◆ Stated goal
Copy exactly the lines from the start of the material through the line with "plt.rcParams['font.family'] = ['Liberation". Pictures stay out of the copy.

◆ Listed entries

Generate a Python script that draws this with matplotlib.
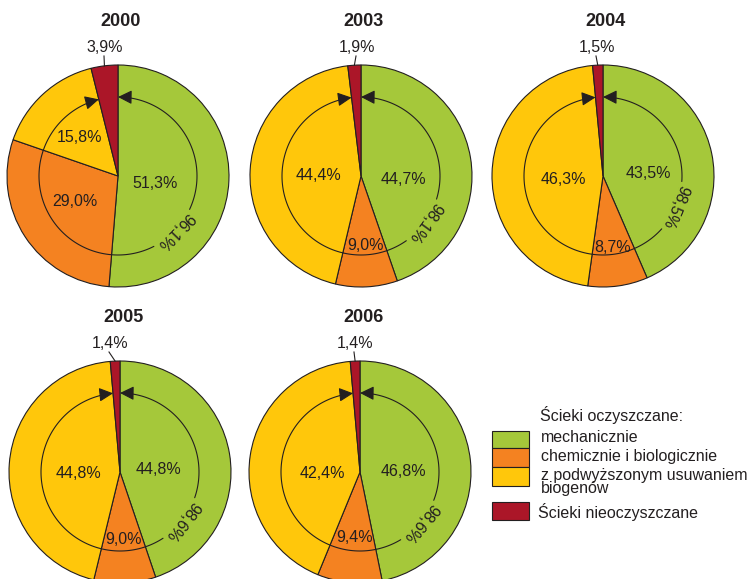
import matplotlib
matplotlib.use("Agg")
import matplotlib.pyplot as plt
from matplotlib.patches import FancyArrowPatch, Rectangle
from matplotlib.path import Path
import numpy as np

plt.rcParams['font.family'] = ['Liberation Sans', 'DejaVu Sans']

# dane
lata = ['2000', '2003', '2004', '2005', '2006']
mechaniczne = [51.3, 44.7, 43.5, 44.8, 46.8]
chemiczne = [29.0, 9.0, 8.7, 9.0, 9.4]
biogeny = [15.8, 44.4, 46.3, 44.8, 42.4]
nieoczyszczane = [3.9, 1.9, 1.5, 1.4, 1.4]

kolory = ['#a5c83a', '#f48221', '#ffc70b', '#ab1628']
naglowek = 'Ścieki oczyszczane:'
legenda = ['mechanicznie', 'chemicznie i biologicznie', 'z podwyższonym usuwaniem\nbiogenów']
legenda_nie = 'Ścieki nieoczyszczane'

# uklad (piksele, poczatek w lewym gornym rogu)
W, H = 755, 579
srodki = [(118, 176), (361, 176), (603, 176), (120, 472), (360, 472)]
R = 111
r_luk = 79
kat_tekstu = [-44, -36, -23, -38, -40]
przerwa = 19
etykiety_xy = [
    [(37, 7), (-43, 26), (-38, -39)],
    [(42, 4), (4, 69), (-43, -1)],
    [(45, -3), (10, 71), (-40, 4)],
    [(38, -2), (3, 68), (-42, 1)],
    [(43, 0), (-5, 66), (-38, 1)],
]
czerwone_dx = [-13, -4, -6, -10, -5]
ciemny = '#231f20'
fs = 11.5


def pct(v):
    return f"{v:.1f}%".replace('.', ',')


fig = plt.figure(figsize=(W / 100, H / 100), dpi=100)
ax = fig.add_axes([0, 0, 1, 1])

for i in range(len(lata)):
    cx, cy_px = srodki[i]
    cy = H - cy_px
    wart = [mechaniczne[i], chemiczne[i], biogeny[i], nieoczyszczane[i]]
    ax.pie(wart, colors=kolory, startangle=90, counterclock=False,
           center=(cx, cy), radius=R, frame=True,
           wedgeprops=dict(edgecolor=ciemny, linewidth=0.8))

    # tytul
    ax.text(cx + 3, H - 21 - (cy_px - 176), lata[i], ha='center', va='center',
            fontsize=13, fontweight='bold', color=ciemny)

    # etykiety wycinkow
    for j in range(3):
        dx, dy = etykiety_xy[i][j]
        ax.text(cx + dx, cy - dy, pct(wart[j]), ha='center', va='center',
                fontsize=fs, color=ciemny)

    # czerwony wycinek - etykieta z linia
    suma = sum(wart[:3])
    kat_czerw = 90 - 3.6 * suma
    kat_sr = np.radians(90 - 3.6 * (suma + wart[3] / 2))
    lx = cx + czerwone_dx[i]
    ax.text(lx, cy + 129, pct(wart[3]), ha='center', va='center',
            fontsize=fs, color=ciemny)
    ax.plot([lx - 1, cx + R * np.cos(kat_sr)], [cy + 120, cy + R * np.sin(kat_sr)],
            color=ciemny, lw=0.8)

    # luk ze strzalkami
    kt = kat_tekstu[i]
    t1 = np.radians(np.linspace(kt + przerwa, 90, 60))
    t2 = np.radians(np.linspace(kt - przerwa, kat_czerw, 120))
    for t in (t1, t2):
        pts = np.column_stack([cx + r_luk * np.cos(t), cy + r_luk * np.sin(t)])
        ax.add_patch(FancyArrowPatch(path=Path(pts),
                                     arrowstyle='-|>,head_length=0.5,head_width=0.25',
                                     mutation_scale=17, color=ciemny, lw=0.8))
    ktr = np.radians(kt)
    ax.text(cx + r_luk * np.cos(ktr), cy + r_luk * np.sin(ktr), pct(suma),
            rotation=kt - 90, rotation_mode='anchor', ha='center', va='center',
            fontsize=fs, color=ciemny)

# legenda
bx, bw = 492, 37
pola = [(431, 448), (448, 467), (467, 486), (502, 520)]
for k, (y0, y1) in enumerate(pola):
    ax.add_patch(Rectangle((bx, H - y1), bw, y1 - y0, facecolor=kolory[k],
                           edgecolor=ciemny, lw=0.8))
ax.text(540, H - 415, naglowek, ha='left', va='center', fontsize=fs, color=ciemny)
ax.text(541, H - 438, legenda[0], ha='left', va='center', fontsize=fs, color=ciemny)
ax.text(541, H - 457, legenda[1], ha='left', va='center', fontsize=fs, color=ciemny)
ax.text(541, H - 468, legenda[2], ha='left', va='top', fontsize=fs, color=ciemny,
        linespacing=0.8)
ax.text(538, H - 512, legenda_nie, ha='left', va='center', fontsize=fs, color=ciemny)

ax.set_xlim(0, W)
ax.set_ylim(0, H)
ax.axis('off')
fig.savefig('out.png', dpi=100)
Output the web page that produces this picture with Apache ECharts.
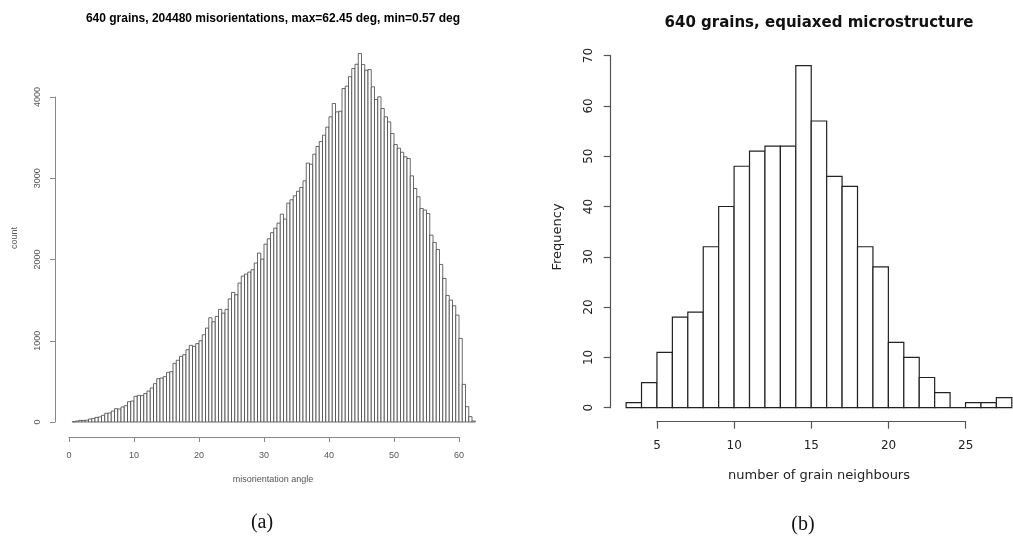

◆ Reply to the task
Generate a Python script that draws this with matplotlib.
import matplotlib
matplotlib.use("Agg")
import matplotlib.pyplot as plt
from matplotlib.patches import FancyArrowPatch, Rectangle
from matplotlib.path import Path
import numpy as np

plt.rcParams['font.family'] = ['Liberation Sans', 'DejaVu Sans']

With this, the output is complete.